Given instruction: What follows is a set of entries. Give them again exactly, without the pictures.

-------

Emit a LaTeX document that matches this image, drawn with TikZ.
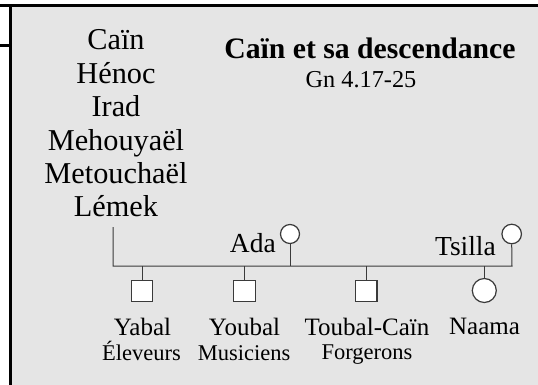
\documentclass[tikz,border=0pt]{standalone}
\usepackage{fontspec}
\setmainfont{Liberation Serif}
\definecolor{bgray}{HTML}{E5E5E5}
\definecolor{lgray}{HTML}{3A3A3A}
\begin{document}
\begin{tikzpicture}[x=1pt,y=-1pt,
  anc/.style={anchor=base,inner sep=0pt,font=\fontsize{30.3}{33}\selectfont},
  spouse/.style={anchor=base east,inner sep=0pt,font=\fontsize{27.5}{30}\selectfont},
  child/.style={anchor=base,inner sep=0pt,font=\fontsize{25}{27}\selectfont},
  occ/.style={anchor=base,inner sep=0pt,font=\fontsize{22.5}{24}\selectfont},
  male/.style={draw=lgray,fill=white,line width=1.2pt,minimum size=21.5pt,inner sep=0pt,rectangle},
  female/.style={draw=lgray,fill=white,line width=1.2pt,inner sep=0pt,circle},
  link/.style={draw=lgray,line width=1pt}]
\useasboundingbox (0,0) rectangle (538,385);
\fill[bgray] (12,7) rectangle (538,385);
\draw[line width=3pt] (0,6) -- (538,6);
\draw[line width=3pt] (10.5,6) -- (10.5,385);
\draw[line width=3pt] (0,46) -- (10.5,46);
% ancestors
\node[anc] (cain) at (116,50) {Caïn};
\node[anc] (henoc) at (116,83.3) {Hénoc};
\node[anc] (irad) at (116,116.7) {Irad};
\node[anc] (mehou) at (116,150) {Mehouyaël};
\node[anc] (metou) at (116,183.3) {Metouchaël};
\node[anc] (lemek) at (116,216.7) {Lémek};
% title
\node[anchor=base,inner sep=0pt,font=\bfseries\fontsize{29.7}{31}\selectfont] (title) at (370,59) {Caïn et sa descendance};
\node[anchor=base,inner sep=0pt,font=\fontsize{24.3}{26}\selectfont] (ref) at (361,88) {Gn 4.17-25};
% spouses
\node[female,minimum size=19pt] (ada) at (290,234) {};
\node[female,minimum size=19.5pt] (tsilla) at (511.7,234) {};
\node[spouse] (lada) at (276,252) {Ada};
\node[spouse] (ltsilla) at (496,255) {Tsilla};
% bar
\coordinate (ltop) at (113,227);
\coordinate (bl) at (113,266);
\coordinate (br) at (512,266);
\draw[link] (ltop) -- (bl) -- (br) -- (tsilla.south);
\draw[link] (ada.south) -- (ada |- bl);
% children
\node[male] (yabal) at (142,291) {};
\node[male] (youbal) at (244.5,291) {};
\node[male] (toubal) at (366.3,291) {};
\node[female,minimum size=24pt] (naama) at (484.3,290.5) {};
\foreach \c in {yabal,youbal,toubal,naama} \draw[link] (\c.north) -- (\c |- bl);
\node[child] (lyabal) at (142.5,335) {Yabal};
\node[child] (lyoubal) at (244.5,335) {Youbal};
\node[child] (ltoubal) at (367,335) {Toubal-Caïn};
\node[child] (lnaama) at (484.5,334) {Naama};
\node[occ] (oyabal) at (141.5,360) {Éleveurs};
\node[occ] (oyoubal) at (244,360) {Musiciens};
\node[occ] (otoubal) at (367,359) {Forgerons};
\end{tikzpicture}
\end{document}
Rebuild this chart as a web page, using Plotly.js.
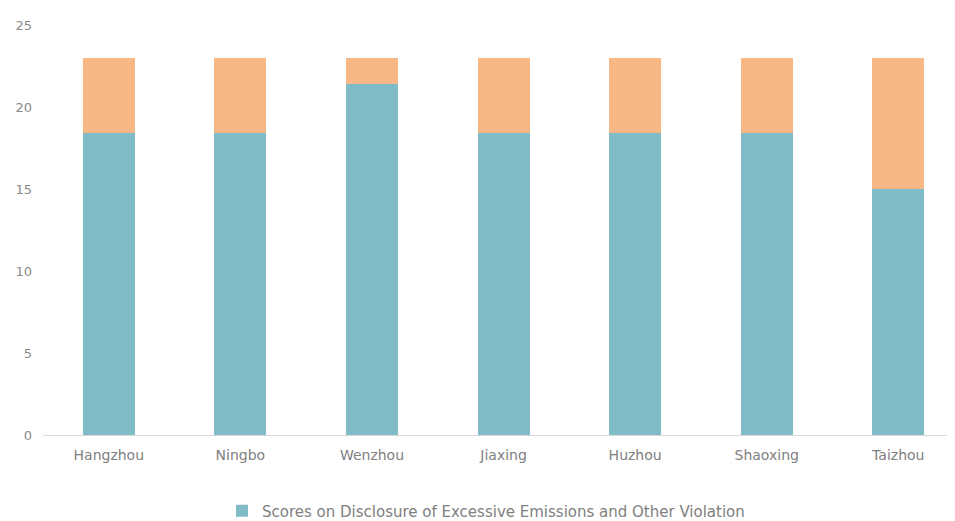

-------

Answer to the problem:
Emit a LaTeX document that matches this image, drawn with TikZ.
\documentclass[tikz,border=0pt]{standalone}
\usepackage{fontspec}
\setmainfont{Liberation Serif}
\definecolor{bgray}{HTML}{E5E5E5}
\definecolor{lgray}{HTML}{3A3A3A}
\begin{document}
\begin{tikzpicture}[x=1pt,y=-1pt,
  anc/.style={anchor=base,inner sep=0pt,font=\fontsize{30.3}{33}\selectfont},
  spouse/.style={anchor=base east,inner sep=0pt,font=\fontsize{27.5}{30}\selectfont},
  child/.style={anchor=base,inner sep=0pt,font=\fontsize{25}{27}\selectfont},
  occ/.style={anchor=base,inner sep=0pt,font=\fontsize{22.5}{24}\selectfont},
  male/.style={draw=lgray,fill=white,line width=1.2pt,minimum size=21.5pt,inner sep=0pt,rectangle},
  female/.style={draw=lgray,fill=white,line width=1.2pt,inner sep=0pt,circle},
  link/.style={draw=lgray,line width=1pt}]
\useasboundingbox (0,0) rectangle (538,385);
\fill[bgray] (12,7) rectangle (538,385);
\draw[line width=3pt] (0,6) -- (538,6);
\draw[line width=3pt] (10.5,6) -- (10.5,385);
\draw[line width=3pt] (0,46) -- (10.5,46);
% ancestors
\node[anc] (cain) at (116,50) {Caïn};
\node[anc] (henoc) at (116,83.3) {Hénoc};
\node[anc] (irad) at (116,116.7) {Irad};
\node[anc] (mehou) at (116,150) {Mehouyaël};
\node[anc] (metou) at (116,183.3) {Metouchaël};
\node[anc] (lemek) at (116,216.7) {Lémek};
% title
\node[anchor=base,inner sep=0pt,font=\bfseries\fontsize{29.7}{31}\selectfont] (title) at (370,59) {Caïn et sa descendance};
\node[anchor=base,inner sep=0pt,font=\fontsize{24.3}{26}\selectfont] (ref) at (361,88) {Gn 4.17-25};
% spouses
\node[female,minimum size=19pt] (ada) at (290,234) {};
\node[female,minimum size=19.5pt] (tsilla) at (511.7,234) {};
\node[spouse] (lada) at (276,252) {Ada};
\node[spouse] (ltsilla) at (496,255) {Tsilla};
% bar
\coordinate (ltop) at (113,227);
\coordinate (bl) at (113,266);
\coordinate (br) at (512,266);
\draw[link] (ltop) -- (bl) -- (br) -- (tsilla.south);
\draw[link] (ada.south) -- (ada |- bl);
% children
\node[male] (yabal) at (142,291) {};
\node[male] (youbal) at (244.5,291) {};
\node[male] (toubal) at (366.3,291) {};
\node[female,minimum size=24pt] (naama) at (484.3,290.5) {};
\foreach \c in {yabal,youbal,toubal,naama} \draw[link] (\c.north) -- (\c |- bl);
\node[child] (lyabal) at (142.5,335) {Yabal};
\node[child] (lyoubal) at (244.5,335) {Youbal};
\node[child] (ltoubal) at (367,335) {Toubal-Caïn};
\node[child] (lnaama) at (484.5,334) {Naama};
\node[occ] (oyabal) at (141.5,360) {Éleveurs};
\node[occ] (oyoubal) at (244,360) {Musiciens};
\node[occ] (otoubal) at (367,359) {Forgerons};
\end{tikzpicture}
\end{document}
Rebuild this chart as a web page, using Plotly.js.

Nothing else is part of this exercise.